Abstract

Tactile sensors based on poly(vinylidene fluoride) (PVDF) are widely investigated, but their flexibility and mechanical robustness are limited due to the poor elasticity of PVDF. Herein, fully flexible and mechanically robust tactile sensors with a sandwich-like structure are fabricated by introducing a core–shell structured fibrous piezoelectric mat between two fibrous TPU/AgNWs (TPU: thermoplastic polyurethane, AgNWs: silver nanowires) flexible electrodes. The piezoelectric mat works as the sensitive layer, in which TPU is designed as the elastic skeleton in the core of fibers to enhance the mechanical properties while PVDF is wrapped on TPU fiber as a piezoelectric component. The core–shell structured TPU/PVDF mat has achieved improved elasticity and stretchability and excellent piezoelectric effects are demonstrated (sensitivity: 95.8 mV N−1).
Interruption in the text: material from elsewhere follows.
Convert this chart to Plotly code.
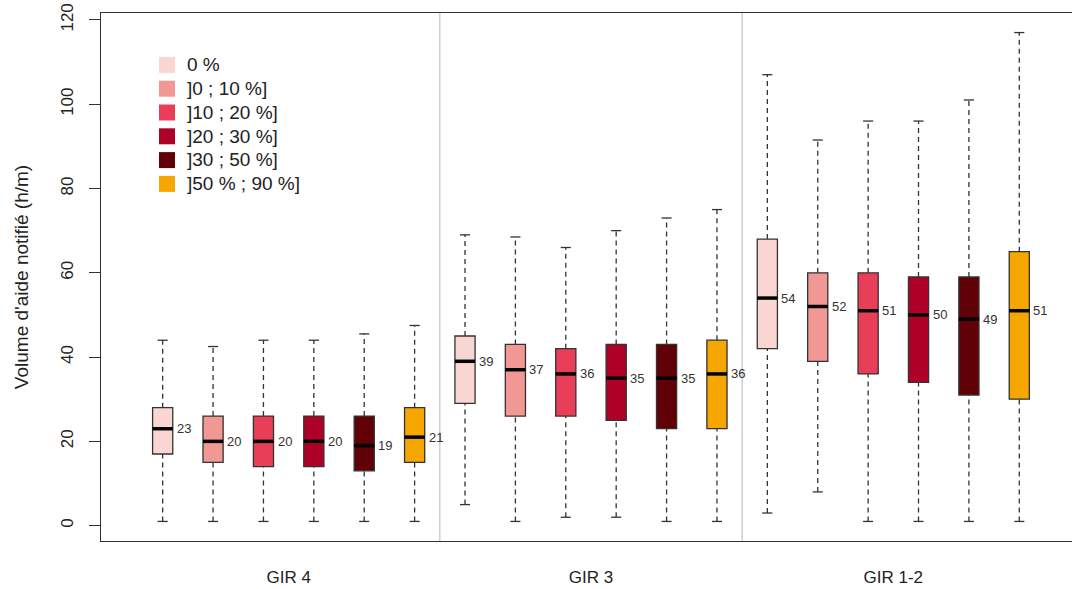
import plotly.graph_objects as go

groups = ["GIR 4", "GIR 3", "GIR 1-2"]
classes = ["0 %", "]0 ; 10 %]", "]10 ; 20 %]", "]20 ; 30 %]", "]30 ; 50 %]", "]50 % ; 90 %]"]
colors = ["#FAD6D3", "#F29894", "#E83E57", "#AF0027", "#620008", "#F5A700"]

# per group, per class (order of classes)
whisker_low = [
    [1, 1, 1, 1, 1, 1],
    [5, 1, 2, 2, 1, 1],
    [3, 8, 1, 1, 1, 1],
]
q1 = [
    [17, 15, 14, 14, 13, 15],
    [29, 26, 26, 25, 23, 23],
    [42, 39, 36, 34, 31, 30],
]
median = [
    [23, 20, 20, 20, 19, 21],
    [39, 37, 36, 35, 35, 36],
    [54, 52, 51, 50, 49, 51],
]
q3 = [
    [28, 26, 26, 26, 26, 28],
    [45, 43, 42, 43, 43, 44],
    [68, 60, 60, 59, 59, 65],
]
whisker_high = [
    [44, 42.5, 44, 44, 45.5, 47.5],
    [69, 68.5, 66, 70, 73, 75],
    [107, 91.5, 96, 96, 101, 117],
]

FONT = "Arial, Liberation Sans, sans-serif"
LINE = "#333333"
nc = len(classes)
half_w = 0.2

fig = go.Figure()

wx, wy, cx, cy, mx, my = [], [], [], [], [], []
annotations = []
for g in range(len(groups)):
    for c in range(nc):
        pos = g * nc + c + 1
        fig.add_trace(go.Box(
            x=[pos], q1=[q1[g][c]], median=[median[g][c]], q3=[q3[g][c]],
            lowerfence=[q1[g][c]], upperfence=[q3[g][c]],
            width=2 * half_w, fillcolor=colors[c],
            line=dict(color=LINE, width=1.3), boxpoints=False,
            showlegend=False, legendgroup=classes[c], name=classes[c],
            hoverinfo="skip",
        ))
        wx += [pos, pos, None, pos, pos, None]
        wy += [whisker_low[g][c], q1[g][c], None, q3[g][c], whisker_high[g][c], None]
        for v in (whisker_low[g][c], whisker_high[g][c]):
            cx += [pos - half_w / 2, pos + half_w / 2, None]
            cy += [v, v, None]
        mx += [pos - half_w, pos + half_w, None]
        my += [median[g][c], median[g][c], None]
        annotations.append(dict(
            x=pos + half_w, y=median[g][c], xref="x", yref="y",
            text=f"{median[g][c]:.0f}", showarrow=False, xanchor="left",
            yanchor="middle", xshift=2, font=dict(family=FONT, size=13, color="#333"),
        ))

fig.add_trace(go.Scatter(x=wx, y=wy, mode="lines", line=dict(color=LINE, width=1.3, dash="5px,4px"),
                         showlegend=False, hoverinfo="skip"))
fig.add_trace(go.Scatter(x=cx, y=cy, mode="lines", line=dict(color=LINE, width=1.3),
                         showlegend=False, hoverinfo="skip"))
fig.add_trace(go.Scatter(x=mx, y=my, mode="lines", line=dict(color="black", width=3.5),
                         showlegend=False, hoverinfo="skip"))

for c in range(nc):
    fig.add_trace(go.Scatter(
        x=[None], y=[None], mode="markers",
        name=f"<span style='font-size:19px'>{classes[c]}</span>",
        legendgroup=classes[c],
        marker=dict(symbol="square", size=18, color=colors[c], line=dict(width=0)),
    ))

shapes = []
for g in range(1, len(groups)):
    xs = g * nc + 0.5
    shapes.append(dict(type="line", xref="x", yref="paper", x0=xs, x1=xs, y0=0, y1=1,
                       line=dict(color="#C4C4C4", width=1.2)))

fig.update_layout(
    width=1072, height=589,
    margin=dict(l=101, r=0, t=13, b=48, autoexpand=False),
    paper_bgcolor="white", plot_bgcolor="white",
    font=dict(family=FONT, color="#222"),
    showlegend=True,
    legend=dict(x=(147 - 101) / 971, y=1 - (48 - 13) / 528,
                xanchor="left", yanchor="top", bgcolor="rgba(0,0,0,0)",
                tracegroupgap=0,
                font=dict(family=FONT, size=16, color="#222"), itemsizing="trace"),
    shapes=shapes,
    annotations=annotations,
    xaxis=dict(
        range=[-0.224, 19.046], showgrid=False, zeroline=False,
        showline=True, linecolor=LINE, linewidth=1.3, mirror=True,
        tickvals=[g * nc + (nc + 1) / 2 for g in range(len(groups))],
        ticktext=groups, ticks="", ticklabelstandoff=20,
        tickfont=dict(family=FONT, size=17, color="#222"),
    ),
    yaxis=dict(
        range=[-3.64, 121.64], showgrid=False, zeroline=False,
        showline=True, linecolor=LINE, linewidth=1.3,
        tickvals=[0, 20, 40, 60, 80, 100, 120], ticks="outside", ticklen=11,
        tickcolor=LINE, tickwidth=1.3, tickangle=-90, ticklabelstandoff=9,
        tickfont=dict(family=FONT, size=17, color="#222"),
        title=dict(text="Volume d'aide notifié (h/m)", standoff=24,
                   font=dict(family=FONT, size=19, color="#222")),
    ),
)

fig.write_html("out.html", config={"displayModeBar": False},
               post_script="document.body.style.margin='0';")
Because of the flexibility of both sensitive layer and electrodes, the tactile sensors have achieved an elongation of 300 %, excellent elasticity, a sensitivity of 20.3 mV N−1 and stable sensing in more than 2,000 cycles. Interestingly, such tactile sensors also exhibit outstanding mechanical robustness and have the ability to properly respond to mechanical stimuli in deformed states. Various pressures generated in daily life (e.g., hand slapping, feather brushing, joint bending, blowing, vocal cord vibration and writing) are successfully monitored utilizing such tactile sensors. Overall, this work has provided a new clue to regulate the flexibility and mechanically robustness of tactile sensors.